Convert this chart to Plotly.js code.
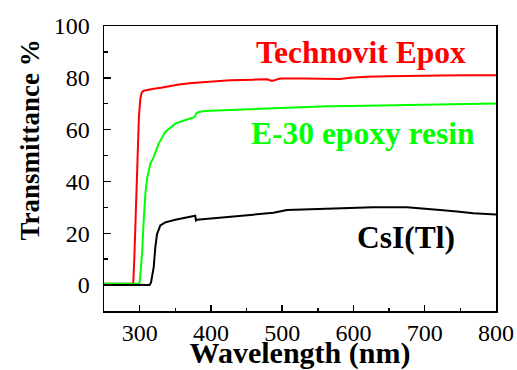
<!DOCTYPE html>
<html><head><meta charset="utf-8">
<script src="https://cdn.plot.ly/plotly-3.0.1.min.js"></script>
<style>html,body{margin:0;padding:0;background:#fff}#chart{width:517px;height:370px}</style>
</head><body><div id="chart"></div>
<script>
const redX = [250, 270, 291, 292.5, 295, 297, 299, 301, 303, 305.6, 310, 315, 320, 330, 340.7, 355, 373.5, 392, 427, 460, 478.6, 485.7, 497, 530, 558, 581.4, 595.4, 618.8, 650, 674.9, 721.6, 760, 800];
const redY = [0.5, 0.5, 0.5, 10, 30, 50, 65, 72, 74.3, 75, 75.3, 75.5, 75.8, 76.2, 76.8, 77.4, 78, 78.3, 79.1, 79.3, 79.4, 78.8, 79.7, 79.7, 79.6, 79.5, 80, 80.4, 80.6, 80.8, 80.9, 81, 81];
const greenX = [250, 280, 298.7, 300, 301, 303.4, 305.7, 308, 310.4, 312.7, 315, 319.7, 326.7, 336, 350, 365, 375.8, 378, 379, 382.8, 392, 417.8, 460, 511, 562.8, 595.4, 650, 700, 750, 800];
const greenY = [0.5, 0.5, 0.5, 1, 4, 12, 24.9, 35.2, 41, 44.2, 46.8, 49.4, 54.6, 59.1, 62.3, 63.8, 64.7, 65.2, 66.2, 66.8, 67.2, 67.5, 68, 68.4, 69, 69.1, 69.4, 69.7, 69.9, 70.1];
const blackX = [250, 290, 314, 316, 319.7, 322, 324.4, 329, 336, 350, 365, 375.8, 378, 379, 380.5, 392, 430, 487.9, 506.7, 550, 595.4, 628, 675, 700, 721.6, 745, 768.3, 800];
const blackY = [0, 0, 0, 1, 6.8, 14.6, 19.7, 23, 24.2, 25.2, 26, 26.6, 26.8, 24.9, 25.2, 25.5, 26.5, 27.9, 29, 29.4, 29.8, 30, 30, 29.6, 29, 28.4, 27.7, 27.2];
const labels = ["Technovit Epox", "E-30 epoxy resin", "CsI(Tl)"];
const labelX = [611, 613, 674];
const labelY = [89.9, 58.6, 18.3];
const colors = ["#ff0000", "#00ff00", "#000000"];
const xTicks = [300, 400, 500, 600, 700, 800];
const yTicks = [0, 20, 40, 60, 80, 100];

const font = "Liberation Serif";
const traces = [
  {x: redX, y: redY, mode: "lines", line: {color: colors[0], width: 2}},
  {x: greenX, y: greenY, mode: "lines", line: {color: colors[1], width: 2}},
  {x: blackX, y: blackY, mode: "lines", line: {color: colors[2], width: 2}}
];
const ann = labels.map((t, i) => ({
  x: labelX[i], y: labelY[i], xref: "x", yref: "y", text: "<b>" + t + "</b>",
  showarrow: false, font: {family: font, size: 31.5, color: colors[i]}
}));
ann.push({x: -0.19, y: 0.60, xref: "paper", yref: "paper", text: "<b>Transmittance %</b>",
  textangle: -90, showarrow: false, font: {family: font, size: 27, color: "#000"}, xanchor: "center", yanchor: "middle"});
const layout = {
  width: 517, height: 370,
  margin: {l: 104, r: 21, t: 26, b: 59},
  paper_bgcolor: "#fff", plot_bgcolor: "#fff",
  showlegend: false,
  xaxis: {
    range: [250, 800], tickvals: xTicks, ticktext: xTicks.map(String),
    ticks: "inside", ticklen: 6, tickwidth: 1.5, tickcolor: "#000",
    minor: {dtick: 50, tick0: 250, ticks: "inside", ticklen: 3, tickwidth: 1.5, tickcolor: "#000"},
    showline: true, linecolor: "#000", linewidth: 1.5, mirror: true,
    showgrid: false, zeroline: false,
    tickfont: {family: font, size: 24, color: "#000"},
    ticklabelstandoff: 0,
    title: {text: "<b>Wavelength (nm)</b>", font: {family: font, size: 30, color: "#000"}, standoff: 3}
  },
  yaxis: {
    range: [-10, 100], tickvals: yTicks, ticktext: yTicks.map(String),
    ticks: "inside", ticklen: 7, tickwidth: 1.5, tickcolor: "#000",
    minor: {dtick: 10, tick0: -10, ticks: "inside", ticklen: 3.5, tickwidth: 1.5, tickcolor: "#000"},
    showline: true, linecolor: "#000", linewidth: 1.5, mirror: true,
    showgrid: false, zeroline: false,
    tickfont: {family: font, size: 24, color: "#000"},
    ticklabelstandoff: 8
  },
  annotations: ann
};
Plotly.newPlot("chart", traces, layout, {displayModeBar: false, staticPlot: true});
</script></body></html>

• • • • • • •

#### [SET EXERCISE]
Read the data above and pull out each line that holds the string "chart".

#### [SOLUTION]
Convert this chart to Plotly.js code.
<style>html,body{margin:0;padding:0;background:#fff}#chart{width:517px;height:370px}</style>
</head><body><div id="chart"></div>
Plotly.newPlot("chart", traces, layout, {displayModeBar: false, staticPlot: true});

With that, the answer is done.